The more consistent behavior in xRA serves to make it less variable over small samples compared to tRA. I'm not going to try and go through everything, but among the observations I made are:

- Looking at the range of single-game xRA values using the median absolute deviation (MAD), I found them smaller, 1.34 to 1.63, than for tRAs. That means that in general, xRA is less prone to super high or super low numbers.
- The same held true for season-long numbers with xRA being smaller, 0.46 to 0.53, than tRA.
- Then I looked at how well each stat was able to predict itself. That is, how far off was each single-game xRA or tRA from that pitcher's eventual season-ending number. Using the root mean square error (RMSE) I found that xRA is again smaller than the the corresponding RMSE for tRA so xRA appears to be a better predictor.
- Finally, looking at the MAD for single-game xRAs and tRAs within each pitcher — that is, each game for each pitcher was compared only to other games thrown by that pitcher that year — showed the MAD for xRAs to be smaller, 1.35, than tRAs, 1.64.

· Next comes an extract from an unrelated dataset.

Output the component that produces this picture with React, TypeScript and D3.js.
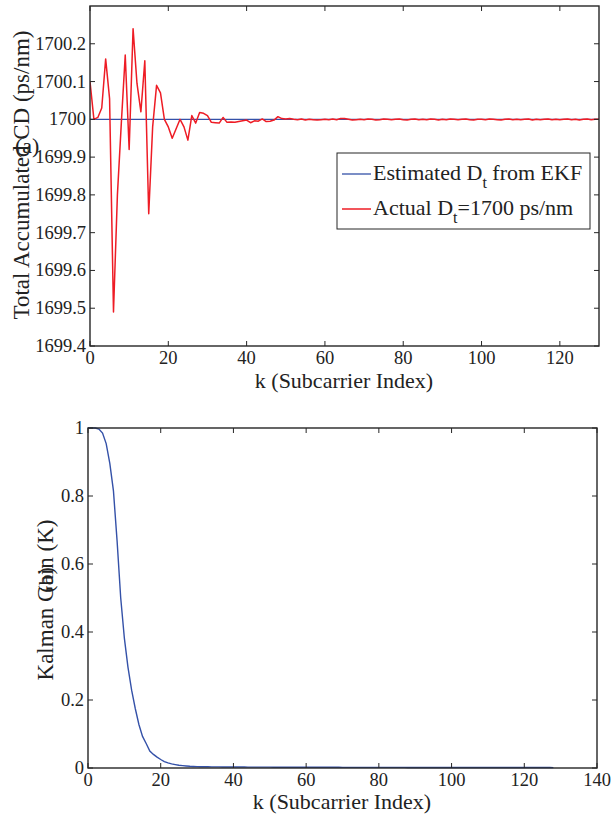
import React from "react";
import * as d3 from "d3";

// ---------- data ----------
const actualDt: number[] = [
  1700.10, 1700.00, 1700.005, 1700.03, 1700.16, 1700.055, 1699.49, 1699.80, 1699.99, 1700.17,
  1699.92, 1700.24, 1700.095, 1700.02, 1700.155, 1699.75, 1699.98, 1700.09, 1700.07, 1700.00,
  1699.98, 1699.95, 1699.975, 1700.00, 1699.98, 1699.945, 1700.01, 1699.99, 1700.018, 1700.016,
  1700.01, 1699.992, 1699.991, 1699.99, 1700.005, 1699.992, 1699.993, 1699.992, 1699.994, 1699.996,
  1699.998, 1699.991, 1699.996, 1699.995, 1700.001, 1699.994, 1699.995, 1699.998, 1700.007, 1700.002,
  1700.001, 1700.002, 1700.0, 1699.999, 1700.001, 1699.998, 1700.0, 1699.999, 1699.998, 1699.999,
  1700.0, 1699.999, 1700.001, 1699.999, 1700.002, 1700.002, 1700.0, 1699.998, 1699.999, 1700.0,
  1699.999, 1700.001, 1700.0, 1699.998, 1699.999, 1700.001, 1700.0, 1699.999, 1700.0, 1700.001,
  1699.999, 1699.998, 1700.0, 1700.001, 1699.999, 1700.0, 1699.999, 1700.001, 1700.0, 1699.998,
  1700.0, 1699.999, 1700.001, 1700.0, 1699.999, 1700.0, 1700.001, 1699.999, 1699.998, 1700.0,
  1700.0, 1699.999, 1700.001, 1700.0, 1699.999, 1699.998, 1700.0, 1700.001, 1699.999, 1700.0,
  1699.999, 1700.0, 1700.001, 1699.998, 1700.0, 1699.999, 1700.0, 1700.001, 1699.999, 1700.0,
  1699.999, 1700.0, 1700.001, 1699.999, 1700.0, 1699.998, 1700.0, 1700.001, 1699.999, 1700.0,
  1700.0,
];
const estimatedK: number[] = [0, 130];
const estimatedDt: number[] = [1700, 1700];

const kalmanGain: number[] = [
  1.000, 1.000, 1.000, 0.997, 0.985, 0.954, 0.896, 0.815, 0.668, 0.50,
  0.382, 0.296, 0.229, 0.175, 0.128, 0.093, 0.072, 0.050, 0.040, 0.032,
  0.025, 0.019, 0.015, 0.012, 0.010, 0.008, 0.007, 0.006, 0.005, 0.0045,
  0.004, 0.0038, 0.0036, 0.0035, 0.0034, 0.0033, 0.0032, 0.0031, 0.0030, 0.0030,
  0.0029, 0.0029, 0.0028, 0.0028, 0.0027, 0.0027, 0.0026, 0.0026, 0.0025, 0.0025,
  0.0025, 0.0024, 0.0024, 0.0024, 0.0023, 0.0023, 0.0023, 0.0022, 0.0022, 0.0022,
  0.0022, 0.0021, 0.0021, 0.0021, 0.0021, 0.0020, 0.0020, 0.0020, 0.0020, 0.0020,
  0.0019, 0.0019, 0.0019, 0.0019, 0.0019, 0.0018, 0.0018, 0.0018, 0.0018, 0.0018,
  0.0018, 0.0017, 0.0017, 0.0017, 0.0017, 0.0017, 0.0017, 0.0017, 0.0016, 0.0016,
  0.0016, 0.0016, 0.0016, 0.0016, 0.0016, 0.0016, 0.0015, 0.0015, 0.0015, 0.0015,
  0.0015, 0.0015, 0.0015, 0.0015, 0.0015, 0.0014, 0.0014, 0.0014, 0.0014, 0.0014,
  0.0014, 0.0014, 0.0014, 0.0014, 0.0014, 0.0013, 0.0013, 0.0013, 0.0013, 0.0013,
  0.0013, 0.0013, 0.0013, 0.0013, 0.0013, 0.0013, 0.0013, 0.0013, 0.0012,
];

const topXTicks = [0, 20, 40, 60, 80, 100, 120];
const topYTicks = [1699.4, 1699.5, 1699.6, 1699.7, 1699.8, 1699.9, 1700.0, 1700.1, 1700.2];
const botXTicks = [0, 20, 40, 60, 80, 100, 120, 140];
const botYTicks = [0, 0.2, 0.4, 0.6, 0.8, 1];

const FONT = "'Liberation Serif', 'Times New Roman', serif";
const AX = "#262626";
const BLUE = "#3451a8";
const RED = "#ee1c25";
const TICK_FS = 18.5;
const LAB_FS = 22;
const YLAB_FS = 23;
const TL = 5;

function Frame({ x, y, xt, yt, xfmt, yfmt }: any) {
  const [x0, x1] = x.range();
  const [y0, y1] = y.range(); // y0 bottom, y1 top
  return (
    <g>
      {xt.map((t: number) => (
        <g key={"x" + t}>
          <line x1={x(t)} x2={x(t)} y1={y0} y2={y0 - TL} stroke={AX} strokeWidth={1} />
          <line x1={x(t)} x2={x(t)} y1={y1} y2={y1 + TL} stroke={AX} strokeWidth={1} />
          <text x={x(t)} y={y0 + 18} textAnchor="middle" fontSize={TICK_FS} fontFamily={FONT} fill="#222">
            {xfmt(t)}
          </text>
        </g>
      ))}
      {yt.map((t: number) => (
        <g key={"y" + t}>
          <line x1={x0} x2={x0 + TL} y1={y(t)} y2={y(t)} stroke={AX} strokeWidth={1} />
          <line x1={x1} x2={x1 - TL} y1={y(t)} y2={y(t)} stroke={AX} strokeWidth={1} />
          <text x={x0 - 4} y={y(t) + 6} textAnchor="end" fontSize={TICK_FS} fontFamily={FONT} fill="#222">
            {yfmt(t)}
          </text>
        </g>
      ))}
      <rect x={x0} y={y1} width={x1 - x0} height={y0 - y1} fill="none" stroke={AX} strokeWidth={1.4} />
    </g>
  );
}

export default function App() {
  const xT = d3.scaleLinear().domain([0, 130]).range([90, 599]);
  const yT = d3.scaleLinear().domain([1699.4, 1700.3]).range([346, 6]);
  const xB = d3.scaleLinear().domain([0, 140]).range([88, 597]);
  const yB = d3.scaleLinear().domain([0, 1]).range([768, 428]);

  const kTop = d3.range(actualDt.length);
  const kBot = d3.range(kalmanGain.length);

  const lineActual = d3
    .line<number>()
    .x((i) => xT(kTop[i]))
    .y((i) => yT(actualDt[i]));
  const lineEst = d3
    .line<number>()
    .x((i) => xT(estimatedK[i]))
    .y((i) => yT(estimatedDt[i]));
  const lineK = d3
    .line<number>()
    .x((i) => xB(kBot[i]))
    .y((i) => yB(kalmanGain[i]));

  const fmtTopY = (v: number) => (Math.abs(v - 1700) < 1e-9 ? "1700" : d3.format(".1f")(v));
  const fmtBotY = (v: number) => (v === 0 ? "0" : v === 1 ? "1" : d3.format(".1f")(v));
  const fmtX = (v: number) => String(v);

  return (
    <svg
      width={613}
      height={815}
      style={{ position: "absolute", left: 0, top: 0, background: "#fff" }}
    >
      <rect width={613} height={815} fill="#fff" />
      {/* top plot */}
      <defs>
        <clipPath id="clipT">
          <rect x={90} y={6} width={509} height={340} />
        </clipPath>
      </defs>
      <g clipPath="url(#clipT)">
        <path d={lineEst(d3.range(estimatedK.length)) || ""} fill="none" stroke={BLUE} strokeWidth={1.3} />
        <path d={lineActual(kTop) || ""} fill="none" stroke={RED} strokeWidth={1.5} strokeLinejoin="round" />
      </g>
      <Frame x={xT} y={yT} xt={topXTicks} yt={topYTicks} xfmt={fmtX} yfmt={fmtTopY} />
      <text x={344} y={388} textAnchor="middle" fontSize={LAB_FS} fontFamily={FONT} fill="#222">
        k (Subcarrier Index)
      </text>
      <text
        transform="translate(28.5,175) rotate(-90)"
        textAnchor="middle"
        fontSize={YLAB_FS}
        fontFamily={FONT}
        fill="#222"
      >
        Total Accumulated CD (ps/nm)
      </text>
      <text x={15} y={153} fontSize={LAB_FS} fontFamily={FONT} fill="#222">
        (a)
      </text>

      {/* legend */}
      <g>
        <rect x={337} y={153} width={253} height={76} fill="#fff" stroke={AX} strokeWidth={1} />
        <line x1={342} x2={371} y1={174} y2={174} stroke={BLUE} strokeWidth={1.3} />
        <line x1={342} x2={371} y1={209} y2={209} stroke={RED} strokeWidth={1.5} />
        <text x={373} y={180} fontSize={LAB_FS} fontFamily={FONT} fill="#222">
          Estimated D
          <tspan dy={8} fontSize={16}>t</tspan>
          <tspan dy={-8}> from EKF</tspan>
        </text>
        <text x={373} y={215} fontSize={LAB_FS} fontFamily={FONT} fill="#222">
          Actual D
          <tspan dy={8} fontSize={16}>t</tspan>
          <tspan dy={-8}>=1700 ps/nm</tspan>
        </text>
      </g>

      {/* bottom plot */}
      <path d={lineK(kBot) || ""} fill="none" stroke={BLUE} strokeWidth={1.4} />
      <Frame x={xB} y={yB} xt={botXTicks} yt={botYTicks} xfmt={fmtX} yfmt={fmtBotY} />
      <text x={342} y={809} textAnchor="middle" fontSize={LAB_FS} fontFamily={FONT} fill="#222">
        k (Subcarrier Index)
      </text>
      <text
        transform="translate(53,600) rotate(-90)"
        textAnchor="middle"
        fontSize={YLAB_FS}
        fontFamily={FONT}
        fill="#222"
      >
        Kalman Gain (K)
      </text>
      <text
        transform="translate(53,580) rotate(-90)"
        textAnchor="middle"
        fontSize={LAB_FS}
        fontFamily={FONT}
        fill="#222"
      >
        (b)
      </text>
    </svg>
  );
}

The idea of that last bullet point is that, if your metric was mostly made up of stuff under the control of the pitcher and assuming that pitchers more or less stay similarly skilled throughout the season, then the metric shouldn't vary much from start to start for the pitcher. Some variation is going to occur of course, but the less there is, the more predictable it is and xRA showed less variation than tRA.

Every way I could think of to check showed that xRA produced more consistent results than tRA did, so that in addition to intuitively allaying my concerns over the weightiness of home runs, it appears to offer a genuine improvement in measuring pitchers.